The court had to assess the witness accounts of the extent of the moss on the court and whether that did cause the accident. The court heard evidence from a number of witnesses and saw photographs taken from around the time of the accident. There were varying accounts of the area covered in moss and identity of that moss. There were also varying accounts of where exactly on the court the pursuer fell. As with many cases, the evidence was heard so long after the accident itself, it is difficult for witnesses to have a clear memory of the details of the accident.

The court also heard evidence about inspections of the tennis court, which were carried out daily by the groundsman. He carried out an inspection every morning prior to the tennis club opening. His evidence was that he had a gentle run across the courts every morning to check how slippery they were.

Ultimately, the judge came to the decision that the tennis courts were, by their very nature, slippery, even astraturf courts such as the one in question. To establish liability, Mr Glennie would have to have established that the moss covered a sufficient area or was sufficiently dense that it constituted a danger. As it was, Mr Glennie failed to prove that there was moss on the area where he fell, nor that he slipped on it. Given this, he failed to prove his case.

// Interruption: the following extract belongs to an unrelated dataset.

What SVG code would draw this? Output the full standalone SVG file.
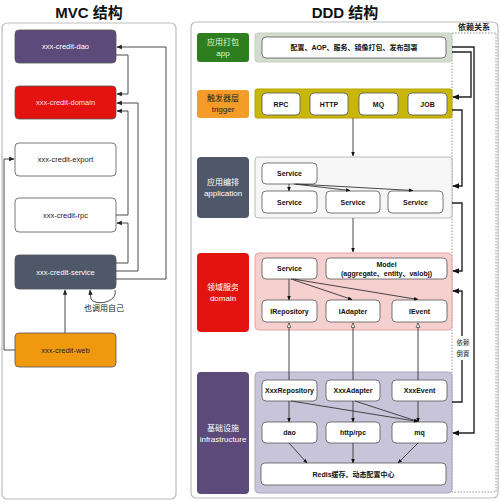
<svg xmlns="http://www.w3.org/2000/svg" width="500" height="502" viewBox="0 0 500 502">
<style>
text{font-family:"Liberation Sans","Noto Sans CJK SC",sans-serif;text-anchor:middle;dominant-baseline:central}
.title{font-size:15px;font-weight:bold;fill:#111}
.panel{fill:#fff;stroke:#bbb;stroke-width:1.2}
.mvc{stroke:#555;stroke-width:0.8}
.mt{font-size:7.5px}
.w{fill:#fff}
.box{fill:#fff;stroke:#555;stroke-width:0.8}
.bt{font-size:7px;font-weight:bold;fill:#111}
.lt{font-size:8px}
.c{fill:none;stroke:#333;stroke-width:0.9}
.ck{fill:none;stroke:#222;stroke-width:1.4}
</style>
<defs>
<marker id="a" viewBox="0 0 10 10" refX="9" refY="5" markerWidth="6" markerHeight="6" orient="auto"><path d="M0,1L10,5L0,9z" fill="#222"/></marker>
<marker id="ab" viewBox="0 0 10 10" refX="9" refY="5" markerWidth="5" markerHeight="5" orient="auto"><path d="M0,1L10,5L0,9z" fill="#111"/></marker>
<marker id="h" viewBox="0 0 10 10" refX="9" refY="5" markerWidth="6" markerHeight="6" orient="auto"><path d="M1,1.5L9,5L1,8.5z" fill="#fff" stroke="#333" stroke-width="1.2"/></marker>
</defs>
<rect width="500" height="502" fill="#fff"/>
<text class="title" x="89" y="12">MVC 结构</text>
<text class="title" x="345" y="12">DDD 结构</text>
<rect class="panel" x="2" y="23" width="174" height="476" rx="5"/>
<rect class="panel" x="191" y="22" width="307" height="476" rx="5"/>
<rect x="452" y="33" width="44" height="459" fill="none" stroke="#888" stroke-width="0.9" stroke-dasharray="1.5,1.5"/>
<text x="474" y="27" style="font-size:8px;font-weight:bold;fill:#222">依赖关系</text>

<g id="mvc-dao"><rect class="mvc" x="15" y="30" width="101" height="33" rx="4" fill="#5b4a7a"/><text class="mt" x="65.5" y="46.5" fill="#fff">xxx-credit-dao</text></g>
<g id="mvc-domain"><rect class="mvc" x="15" y="86" width="101" height="33" rx="4" fill="#e3140f" stroke="#e88"/><text class="mt" x="65.5" y="102.5" fill="#fde">xxx-credit-domain</text></g>
<g id="mvc-export"><rect class="mvc" x="15" y="143" width="101" height="33" rx="4" fill="#fff"/><text class="mt" x="65.5" y="159.5" fill="#222">xxx-credit-export</text></g>
<g id="mvc-rpc"><rect class="mvc" x="15" y="198" width="101" height="34" rx="4" fill="#fff"/><text class="mt" x="65.5" y="215" fill="#222">xxx-credit-rpc</text></g>
<g id="mvc-service"><rect class="mvc" x="15" y="255" width="101" height="34" rx="4" fill="#4e5868"/><text class="mt" x="65.5" y="272" fill="#fff">xxx-credit-service</text></g>
<g id="mvc-web"><rect class="mvc" x="15" y="333" width="101" height="34" rx="4" fill="#f0990e" stroke="#e0a040"/><text class="mt" x="65.5" y="350" fill="#222">xxx-credit-web</text></g>

<g id="app-label"><rect x="197" y="33" width="52" height="29" rx="3" fill="#2e7d1e"/><text class="lt" x="223" y="42" fill="#dfd">应用打包</text><text class="lt" x="223" y="53" fill="#dfd">app</text></g>
<g id="trigger-label"><rect x="197" y="90" width="52" height="28" rx="3" fill="#f39c2a"/><text class="lt" x="223" y="98.5" fill="#222">触发器层</text><text class="lt" x="223" y="109.5" fill="#222">trigger</text></g>
<g id="application-label"><rect x="197" y="157" width="52" height="61" rx="4" fill="#4e5868"/><text class="lt" x="223" y="182" fill="#fff">应用编排</text><text class="lt" x="223" y="193" fill="#fff">application</text></g>
<g id="domain-label"><rect x="197" y="253" width="52" height="79" rx="4" fill="#e3140f"/><text class="lt" x="223" y="287" fill="#fff">领域服务</text><text class="lt" x="223" y="298" fill="#fff">domain</text></g>
<g id="infra-label"><rect x="197" y="372" width="52" height="122" rx="4" fill="#5b4a7a"/><text class="lt" x="223" y="428" fill="#fff">基础设施</text><text class="lt" x="223" y="439" fill="#fff">infrastructure</text></g>

<g id="app-layer"><rect x="255" y="33" width="197" height="29" rx="3" fill="#d3dccd" stroke="#c5d0c0"/><rect class="box" x="262" y="37" width="184" height="21" rx="4"/><text class="bt" x="354" y="47.5">配置、AOP、服务、镜像打包、发布部署</text></g>
<g id="trigger-layer"><rect x="255" y="89" width="197" height="29" rx="2" fill="#c8b60a" stroke="#b8a600"/>
<rect class="box" x="262" y="93" width="38" height="22" rx="4"/><text class="bt" x="281" y="104">RPC</text>
<rect class="box" x="310" y="93" width="38" height="22" rx="4"/><text class="bt" x="329" y="104">HTTP</text>
<rect class="box" x="359" y="93" width="39" height="22" rx="4"/><text class="bt" x="378.5" y="104">MQ</text>
<rect class="box" x="408" y="93" width="39" height="22" rx="4"/><text class="bt" x="427.5" y="104">JOB</text></g>
<g id="application-layer"><rect x="255" y="157" width="197" height="61" rx="3" fill="#f6f6f6" stroke="#aaa" stroke-width="0.8"/>
<rect class="box" x="262" y="163" width="55" height="21" rx="4"/><text class="bt" x="289.5" y="173.5">Service</text>
<rect class="box" x="262" y="191" width="55" height="22" rx="4"/><text class="bt" x="289.5" y="202">Service</text>
<rect class="box" x="326" y="191" width="54" height="22" rx="4"/><text class="bt" x="353" y="202">Service</text>
<rect class="box" x="388" y="191" width="55" height="22" rx="4"/><text class="bt" x="415.5" y="202">Service</text></g>
<g id="domain-layer"><rect x="255" y="253" width="197" height="77" rx="4" fill="#f6cfcf" stroke="#e7a3a3"/>
<rect class="box" x="262" y="258" width="55" height="21" rx="4"/><text class="bt" x="289.5" y="268.5">Service</text>
<rect class="box" x="326" y="258" width="121" height="21" rx="4"/><text class="bt" x="386.5" y="264">Model</text><text class="bt" x="386.5" y="273.5">(aggregate、entity、valobj)</text>
<rect class="box" x="262" y="300" width="55" height="22" rx="4" fill="#f7f7f4"/><text class="bt" x="289.5" y="311">IRepository</text>
<rect class="box" x="326" y="300" width="54" height="22" rx="4" fill="#f7f7f4"/><text class="bt" x="353" y="311">IAdapter</text>
<rect class="box" x="392" y="300" width="55" height="22" rx="4" fill="#f7f7f4"/><text class="bt" x="419.5" y="311">IEvent</text></g>
<g id="infra-layer"><rect x="255" y="372" width="197" height="121" rx="4" fill="#c8c5db" stroke="#a9a6bf"/>
<rect class="box" x="262" y="380" width="55" height="21" rx="4" fill="#f7f7f7" stroke="#999"/><text class="bt" x="289.5" y="390.5">XxxRepository</text>
<rect class="box" x="326" y="380" width="54" height="21" rx="4" fill="#f7f7f7" stroke="#999"/><text class="bt" x="353" y="390.5">XxxAdapter</text>
<rect class="box" x="392" y="380" width="55" height="21" rx="4" fill="#f7f7f7" stroke="#999"/><text class="bt" x="419.5" y="390.5">XxxEvent</text>
<rect class="box" x="262" y="422" width="55" height="21" rx="4" fill="#f7f7f7" stroke="#999"/><text class="bt" x="289.5" y="432.5">dao</text>
<rect class="box" x="326" y="422" width="54" height="21" rx="4" fill="#f7f7f7" stroke="#999"/><text class="bt" x="353" y="432.5">http/rpc</text>
<rect class="box" x="392" y="422" width="55" height="21" rx="4" fill="#f7f7f7" stroke="#999"/><text class="bt" x="419.5" y="432.5">mq</text>
<rect class="box" x="261" y="463" width="185" height="22" rx="4" fill="#f7f7f7" stroke="#999"/><text class="bt" x="353.5" y="474">Redis缓存、动态配置中心</text></g>

<g id="connectors">
<!-- MVC -->
<path class="c" d="M116,55H128V94H117" marker-end="url(#a)"/>
<path class="c" d="M116,279H166V47H117" marker-end="url(#a)"/>
<path class="c" d="M116,271H138V103H117" marker-end="url(#a)"/>
<path class="c" d="M116,215H128V111H117" marker-end="url(#a)"/>
<path class="c" d="M116,263H128V223H117" marker-end="url(#a)"/>
<path class="c" d="M15,350H4V159H14" marker-end="url(#a)"/>
<path class="c" d="M65,333V290" marker-end="url(#a)"/>
<path class="c" d="M115,290C118,303 95,306 91,299L90,290" marker-end="url(#a)"/>
<text x="104" y="308" style="font-size:8px;fill:#222">也调用自己</text>
<!-- DDD internal -->
<path class="c" d="M353,118V156" marker-end="url(#ab)"/>
<path class="c" d="M353,218V252" marker-end="url(#ab)"/>
<path class="c" d="M289,184V191" marker-end="url(#ab)"/>
<path class="c" d="M294,184L350,190.5" marker-end="url(#ab)"/>
<path class="c" d="M296,184L413,190.5" marker-end="url(#ab)"/>
<path class="c" d="M289,279V300" marker-end="url(#ab)"/>
<path class="c" d="M291,279L352,299.5" marker-end="url(#ab)"/>
<path class="c" d="M293,279L418,299.5" marker-end="url(#ab)"/>
<path class="c" d="M289,380V323" marker-end="url(#h)"/>
<path class="c" d="M353,380V323" marker-end="url(#h)"/>
<path class="c" d="M418,380V323" marker-end="url(#h)"/>
<path class="c" d="M289,401V422" marker-end="url(#ab)"/>
<path class="c" d="M291,401L418,421.5" marker-end="url(#ab)"/>
<path class="c" d="M353,401V422" marker-end="url(#ab)"/>
<path class="c" d="M355,401L418,421.5" marker-end="url(#ab)"/>
<path class="c" d="M418,401V422" marker-end="url(#ab)"/>
<path class="c" d="M289,443L307,463" marker-end="url(#ab)"/>
<path class="c" d="M353,443V463" marker-end="url(#ab)"/>
<path class="c" d="M418,443L398,463" marker-end="url(#ab)"/>
<!-- dependency lines -->
<path class="ck" d="M452,52H471V97H453" marker-end="url(#ab)"/>
<path class="ck" d="M452,47H474V433H453" marker-end="url(#ab)"/>
<path class="ck" d="M452,110H462V186H453" marker-end="url(#ab)"/>
<path class="ck" d="M452,203H462V271H453" marker-end="url(#ab)"/>
<path class="ck" d="M452,402H462V291H453" marker-end="url(#ab)"/>
<rect x="456" y="336" width="14" height="24" fill="#fff"/>
<text x="463" y="342" style="font-size:6.5px;fill:#222">依赖</text>
<text x="463" y="353" style="font-size:6.5px;fill:#222">倒置</text>
</g>
</svg>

What lessons can be learned by tennis clubs in relation to this accident? It is important to carry out an inspection of the tennis courts prior to them opening. If there is moss, or other obstacles, which cause a danger on the tennis court then the obstacle(s) should either be removed or the courts closed. In this case, there was very good evidence about the daily inspections that were carried out. If an accident does happen, it would be sensible to take photos immediately after it, so that there can be little dispute as to the state of the court at the time of the accident. In the present case, there were various photos available but not all photographs which had been taken after the accident had been retained and were produced in evidence. It was also unclear where exactly on the court the accident had happened.